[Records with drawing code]
▼

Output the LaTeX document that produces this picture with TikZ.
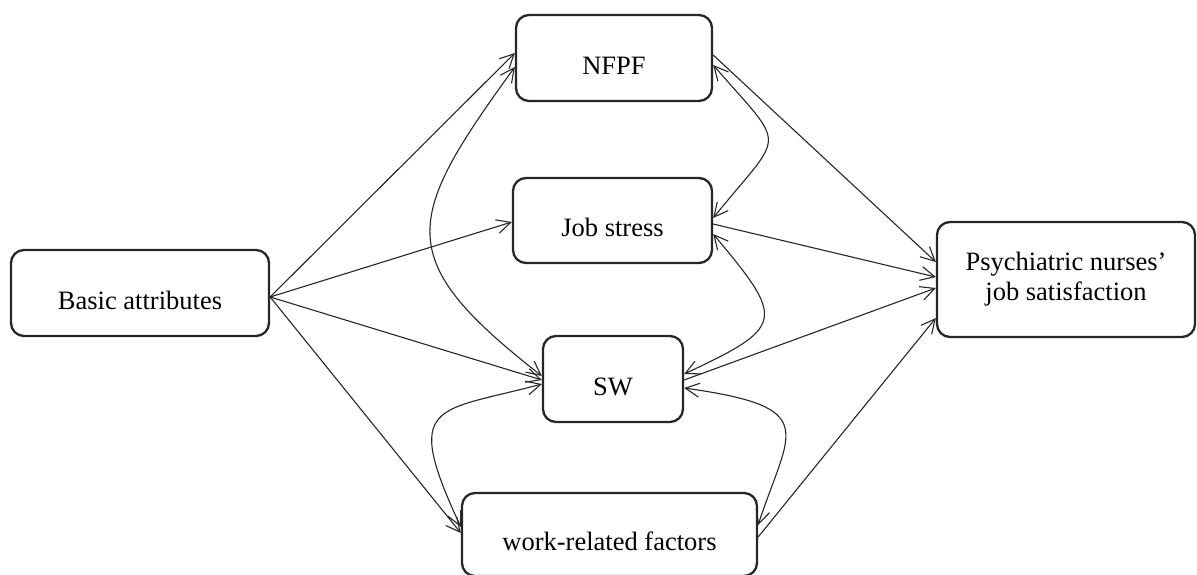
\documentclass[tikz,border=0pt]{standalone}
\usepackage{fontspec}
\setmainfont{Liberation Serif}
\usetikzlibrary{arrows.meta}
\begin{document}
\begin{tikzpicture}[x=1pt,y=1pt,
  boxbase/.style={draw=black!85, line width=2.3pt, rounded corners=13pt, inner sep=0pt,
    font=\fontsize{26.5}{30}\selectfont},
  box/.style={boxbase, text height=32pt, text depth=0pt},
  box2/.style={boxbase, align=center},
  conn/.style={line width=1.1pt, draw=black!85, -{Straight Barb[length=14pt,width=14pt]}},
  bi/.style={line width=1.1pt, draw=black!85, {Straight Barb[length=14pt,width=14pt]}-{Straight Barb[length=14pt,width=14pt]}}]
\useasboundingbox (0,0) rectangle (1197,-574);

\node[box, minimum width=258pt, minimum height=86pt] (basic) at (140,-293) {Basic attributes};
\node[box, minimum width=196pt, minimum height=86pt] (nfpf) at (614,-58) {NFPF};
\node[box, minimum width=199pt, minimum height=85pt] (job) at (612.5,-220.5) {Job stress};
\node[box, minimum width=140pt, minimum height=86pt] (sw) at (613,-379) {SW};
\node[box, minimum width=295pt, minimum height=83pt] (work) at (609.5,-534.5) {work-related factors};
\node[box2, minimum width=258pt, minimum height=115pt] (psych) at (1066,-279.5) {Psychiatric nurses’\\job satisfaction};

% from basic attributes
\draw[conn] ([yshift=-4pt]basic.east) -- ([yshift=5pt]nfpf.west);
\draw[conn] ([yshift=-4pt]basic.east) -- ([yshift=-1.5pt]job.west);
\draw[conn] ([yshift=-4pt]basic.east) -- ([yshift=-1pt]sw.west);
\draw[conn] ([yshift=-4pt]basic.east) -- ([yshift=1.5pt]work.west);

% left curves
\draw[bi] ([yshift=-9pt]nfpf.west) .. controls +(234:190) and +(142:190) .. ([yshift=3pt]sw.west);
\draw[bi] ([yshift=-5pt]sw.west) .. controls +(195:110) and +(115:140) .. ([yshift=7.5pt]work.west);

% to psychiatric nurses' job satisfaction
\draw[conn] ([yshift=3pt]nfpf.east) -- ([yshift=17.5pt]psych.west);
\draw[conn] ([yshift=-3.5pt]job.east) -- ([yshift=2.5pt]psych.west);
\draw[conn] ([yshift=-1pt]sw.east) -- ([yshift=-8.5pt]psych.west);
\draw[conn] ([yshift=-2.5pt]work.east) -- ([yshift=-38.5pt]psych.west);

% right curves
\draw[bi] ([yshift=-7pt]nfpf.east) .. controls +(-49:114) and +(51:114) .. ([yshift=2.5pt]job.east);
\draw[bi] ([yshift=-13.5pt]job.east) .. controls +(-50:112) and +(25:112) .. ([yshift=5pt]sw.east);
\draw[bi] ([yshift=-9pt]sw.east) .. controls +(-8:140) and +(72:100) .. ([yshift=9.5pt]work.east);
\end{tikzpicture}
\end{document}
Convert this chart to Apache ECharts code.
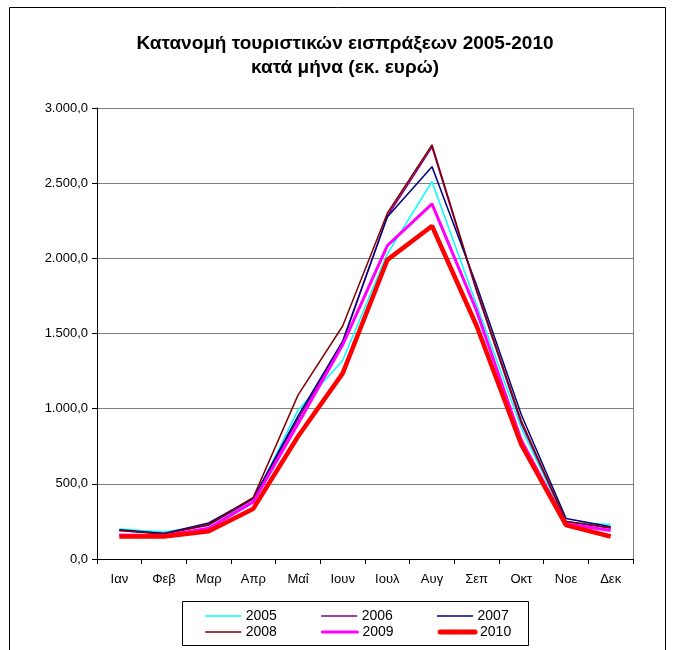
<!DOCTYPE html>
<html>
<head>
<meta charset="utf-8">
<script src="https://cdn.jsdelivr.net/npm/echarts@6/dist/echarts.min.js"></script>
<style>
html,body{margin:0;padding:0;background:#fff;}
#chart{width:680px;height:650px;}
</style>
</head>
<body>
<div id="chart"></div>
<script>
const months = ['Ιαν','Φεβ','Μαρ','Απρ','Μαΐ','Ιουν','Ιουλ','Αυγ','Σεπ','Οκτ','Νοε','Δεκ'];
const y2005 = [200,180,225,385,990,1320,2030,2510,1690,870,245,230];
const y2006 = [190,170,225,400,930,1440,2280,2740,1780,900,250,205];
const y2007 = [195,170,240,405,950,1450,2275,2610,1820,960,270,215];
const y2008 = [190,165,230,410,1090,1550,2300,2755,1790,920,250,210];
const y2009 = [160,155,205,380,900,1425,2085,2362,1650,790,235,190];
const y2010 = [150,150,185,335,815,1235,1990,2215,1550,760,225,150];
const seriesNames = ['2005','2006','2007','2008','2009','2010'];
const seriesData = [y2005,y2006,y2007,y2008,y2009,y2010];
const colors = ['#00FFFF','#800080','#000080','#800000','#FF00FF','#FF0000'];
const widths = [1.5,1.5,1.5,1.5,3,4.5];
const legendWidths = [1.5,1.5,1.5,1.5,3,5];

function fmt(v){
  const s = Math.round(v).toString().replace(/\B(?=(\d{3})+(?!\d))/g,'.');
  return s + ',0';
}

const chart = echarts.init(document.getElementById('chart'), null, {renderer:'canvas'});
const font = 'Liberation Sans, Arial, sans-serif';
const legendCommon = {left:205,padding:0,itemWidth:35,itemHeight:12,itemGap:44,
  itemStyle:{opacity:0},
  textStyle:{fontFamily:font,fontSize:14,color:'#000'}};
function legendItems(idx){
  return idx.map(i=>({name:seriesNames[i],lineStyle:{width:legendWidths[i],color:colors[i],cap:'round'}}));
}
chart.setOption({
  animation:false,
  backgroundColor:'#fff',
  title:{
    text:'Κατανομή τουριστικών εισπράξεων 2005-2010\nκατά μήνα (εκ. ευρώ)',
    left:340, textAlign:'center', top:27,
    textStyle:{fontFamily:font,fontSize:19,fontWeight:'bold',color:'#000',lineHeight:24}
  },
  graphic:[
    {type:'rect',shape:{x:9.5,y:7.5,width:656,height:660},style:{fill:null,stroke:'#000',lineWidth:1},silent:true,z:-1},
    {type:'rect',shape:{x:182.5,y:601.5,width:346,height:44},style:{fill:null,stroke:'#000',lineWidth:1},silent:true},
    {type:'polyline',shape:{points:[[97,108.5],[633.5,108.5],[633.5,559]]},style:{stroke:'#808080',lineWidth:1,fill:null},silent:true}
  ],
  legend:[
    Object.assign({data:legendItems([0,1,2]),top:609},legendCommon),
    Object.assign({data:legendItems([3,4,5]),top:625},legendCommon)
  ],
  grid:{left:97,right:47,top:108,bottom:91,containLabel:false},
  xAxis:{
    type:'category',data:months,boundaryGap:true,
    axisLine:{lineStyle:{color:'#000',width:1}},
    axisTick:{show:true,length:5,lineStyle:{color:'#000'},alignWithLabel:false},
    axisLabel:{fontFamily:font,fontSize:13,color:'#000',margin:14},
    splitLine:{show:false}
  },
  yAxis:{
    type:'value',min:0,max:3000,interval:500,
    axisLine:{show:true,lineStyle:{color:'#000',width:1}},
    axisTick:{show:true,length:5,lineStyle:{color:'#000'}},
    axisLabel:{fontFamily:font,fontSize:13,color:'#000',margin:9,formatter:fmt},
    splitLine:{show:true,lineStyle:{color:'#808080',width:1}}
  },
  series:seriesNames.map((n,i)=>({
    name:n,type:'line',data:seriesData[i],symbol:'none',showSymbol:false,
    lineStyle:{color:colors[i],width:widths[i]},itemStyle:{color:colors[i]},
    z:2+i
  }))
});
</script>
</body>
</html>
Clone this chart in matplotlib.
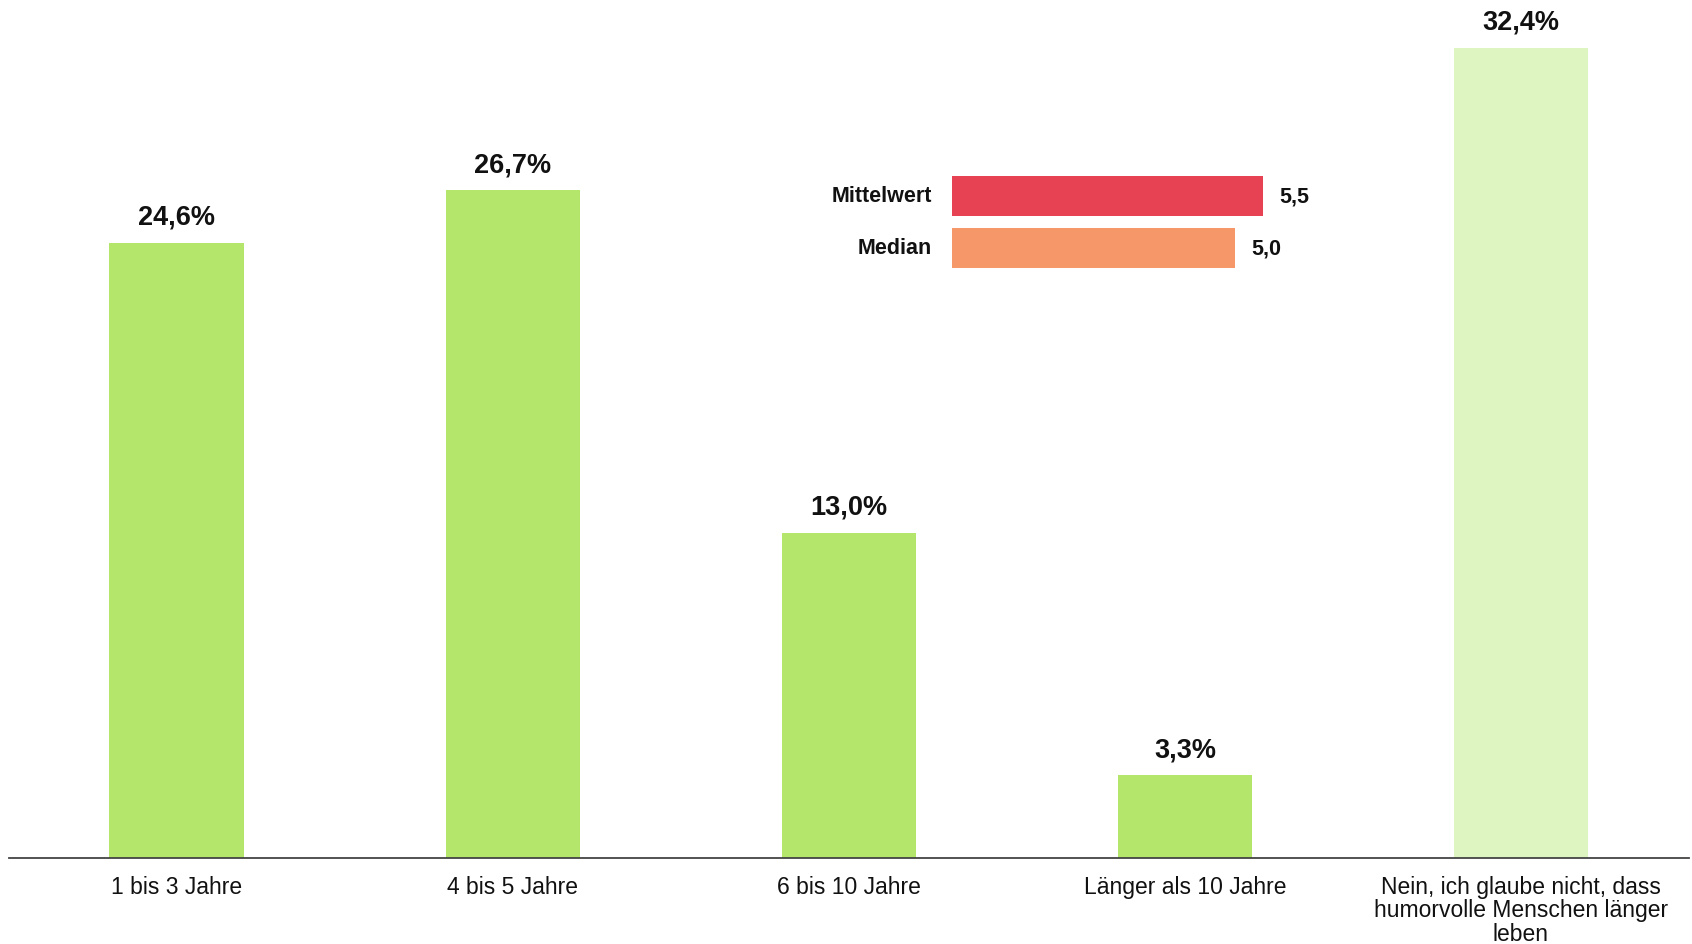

▲

# SHORT TASK:
Set down every entry word for word, but omit the pictures.

# RESULT BELOW:
Output the LaTeX document that produces this picture with TikZ.
\documentclass[tikz,border=0pt]{standalone}
\usepackage{fontspec}
\setmainfont{Liberation Serif}
\usetikzlibrary{arrows.meta}
\begin{document}
\begin{tikzpicture}[x=1pt,y=1pt,
  boxbase/.style={draw=black!85, line width=2.3pt, rounded corners=13pt, inner sep=0pt,
    font=\fontsize{26.5}{30}\selectfont},
  box/.style={boxbase, text height=32pt, text depth=0pt},
  box2/.style={boxbase, align=center},
  conn/.style={line width=1.1pt, draw=black!85, -{Straight Barb[length=14pt,width=14pt]}},
  bi/.style={line width=1.1pt, draw=black!85, {Straight Barb[length=14pt,width=14pt]}-{Straight Barb[length=14pt,width=14pt]}}]
\useasboundingbox (0,0) rectangle (1197,-574);

\node[box, minimum width=258pt, minimum height=86pt] (basic) at (140,-293) {Basic attributes};
\node[box, minimum width=196pt, minimum height=86pt] (nfpf) at (614,-58) {NFPF};
\node[box, minimum width=199pt, minimum height=85pt] (job) at (612.5,-220.5) {Job stress};
\node[box, minimum width=140pt, minimum height=86pt] (sw) at (613,-379) {SW};
\node[box, minimum width=295pt, minimum height=83pt] (work) at (609.5,-534.5) {work-related factors};
\node[box2, minimum width=258pt, minimum height=115pt] (psych) at (1066,-279.5) {Psychiatric nurses’\\job satisfaction};

% from basic attributes
\draw[conn] ([yshift=-4pt]basic.east) -- ([yshift=5pt]nfpf.west);
\draw[conn] ([yshift=-4pt]basic.east) -- ([yshift=-1.5pt]job.west);
\draw[conn] ([yshift=-4pt]basic.east) -- ([yshift=-1pt]sw.west);
\draw[conn] ([yshift=-4pt]basic.east) -- ([yshift=1.5pt]work.west);

% left curves
\draw[bi] ([yshift=-9pt]nfpf.west) .. controls +(234:190) and +(142:190) .. ([yshift=3pt]sw.west);
\draw[bi] ([yshift=-5pt]sw.west) .. controls +(195:110) and +(115:140) .. ([yshift=7.5pt]work.west);

% to psychiatric nurses' job satisfaction
\draw[conn] ([yshift=3pt]nfpf.east) -- ([yshift=17.5pt]psych.west);
\draw[conn] ([yshift=-3.5pt]job.east) -- ([yshift=2.5pt]psych.west);
\draw[conn] ([yshift=-1pt]sw.east) -- ([yshift=-8.5pt]psych.west);
\draw[conn] ([yshift=-2.5pt]work.east) -- ([yshift=-38.5pt]psych.west);

% right curves
\draw[bi] ([yshift=-7pt]nfpf.east) .. controls +(-49:114) and +(51:114) .. ([yshift=2.5pt]job.east);
\draw[bi] ([yshift=-13.5pt]job.east) .. controls +(-50:112) and +(25:112) .. ([yshift=5pt]sw.east);
\draw[bi] ([yshift=-9pt]sw.east) .. controls +(-8:140) and +(72:100) .. ([yshift=9.5pt]work.east);
\end{tikzpicture}
\end{document}
Convert this chart to Apache ECharts code.
<!DOCTYPE html>
<html>
<head>
<meta charset="utf-8">
<script src="https://cdn.jsdelivr.net/npm/echarts@6/dist/echarts.min.js"></script>
<style>
html,body{margin:0;padding:0;background:#fff;}
#chart{width:680px;height:650px;}
</style>
</head>
<body>
<div id="chart"></div>
<script>
const months = ['Ιαν','Φεβ','Μαρ','Απρ','Μαΐ','Ιουν','Ιουλ','Αυγ','Σεπ','Οκτ','Νοε','Δεκ'];
const y2005 = [200,180,225,385,990,1320,2030,2510,1690,870,245,230];
const y2006 = [190,170,225,400,930,1440,2280,2740,1780,900,250,205];
const y2007 = [195,170,240,405,950,1450,2275,2610,1820,960,270,215];
const y2008 = [190,165,230,410,1090,1550,2300,2755,1790,920,250,210];
const y2009 = [160,155,205,380,900,1425,2085,2362,1650,790,235,190];
const y2010 = [150,150,185,335,815,1235,1990,2215,1550,760,225,150];
const seriesNames = ['2005','2006','2007','2008','2009','2010'];
const seriesData = [y2005,y2006,y2007,y2008,y2009,y2010];
const colors = ['#00FFFF','#800080','#000080','#800000','#FF00FF','#FF0000'];
const widths = [1.5,1.5,1.5,1.5,3,4.5];
const legendWidths = [1.5,1.5,1.5,1.5,3,5];

function fmt(v){
  const s = Math.round(v).toString().replace(/\B(?=(\d{3})+(?!\d))/g,'.');
  return s + ',0';
}

const chart = echarts.init(document.getElementById('chart'), null, {renderer:'canvas'});
const font = 'Liberation Sans, Arial, sans-serif';
const legendCommon = {left:205,padding:0,itemWidth:35,itemHeight:12,itemGap:44,
  itemStyle:{opacity:0},
  textStyle:{fontFamily:font,fontSize:14,color:'#000'}};
function legendItems(idx){
  return idx.map(i=>({name:seriesNames[i],lineStyle:{width:legendWidths[i],color:colors[i],cap:'round'}}));
}
chart.setOption({
  animation:false,
  backgroundColor:'#fff',
  title:{
    text:'Κατανομή τουριστικών εισπράξεων 2005-2010\nκατά μήνα (εκ. ευρώ)',
    left:340, textAlign:'center', top:27,
    textStyle:{fontFamily:font,fontSize:19,fontWeight:'bold',color:'#000',lineHeight:24}
  },
  graphic:[
    {type:'rect',shape:{x:9.5,y:7.5,width:656,height:660},style:{fill:null,stroke:'#000',lineWidth:1},silent:true,z:-1},
    {type:'rect',shape:{x:182.5,y:601.5,width:346,height:44},style:{fill:null,stroke:'#000',lineWidth:1},silent:true},
    {type:'polyline',shape:{points:[[97,108.5],[633.5,108.5],[633.5,559]]},style:{stroke:'#808080',lineWidth:1,fill:null},silent:true}
  ],
  legend:[
    Object.assign({data:legendItems([0,1,2]),top:609},legendCommon),
    Object.assign({data:legendItems([3,4,5]),top:625},legendCommon)
  ],
  grid:{left:97,right:47,top:108,bottom:91,containLabel:false},
  xAxis:{
    type:'category',data:months,boundaryGap:true,
    axisLine:{lineStyle:{color:'#000',width:1}},
    axisTick:{show:true,length:5,lineStyle:{color:'#000'},alignWithLabel:false},
    axisLabel:{fontFamily:font,fontSize:13,color:'#000',margin:14},
    splitLine:{show:false}
  },
  yAxis:{
    type:'value',min:0,max:3000,interval:500,
    axisLine:{show:true,lineStyle:{color:'#000',width:1}},
    axisTick:{show:true,length:5,lineStyle:{color:'#000'}},
    axisLabel:{fontFamily:font,fontSize:13,color:'#000',margin:9,formatter:fmt},
    splitLine:{show:true,lineStyle:{color:'#808080',width:1}}
  },
  series:seriesNames.map((n,i)=>({
    name:n,type:'line',data:seriesData[i],symbol:'none',showSymbol:false,
    lineStyle:{color:colors[i],width:widths[i]},itemStyle:{color:colors[i]},
    z:2+i
  }))
});
</script>
</body>
</html>
Clone this chart in matplotlib.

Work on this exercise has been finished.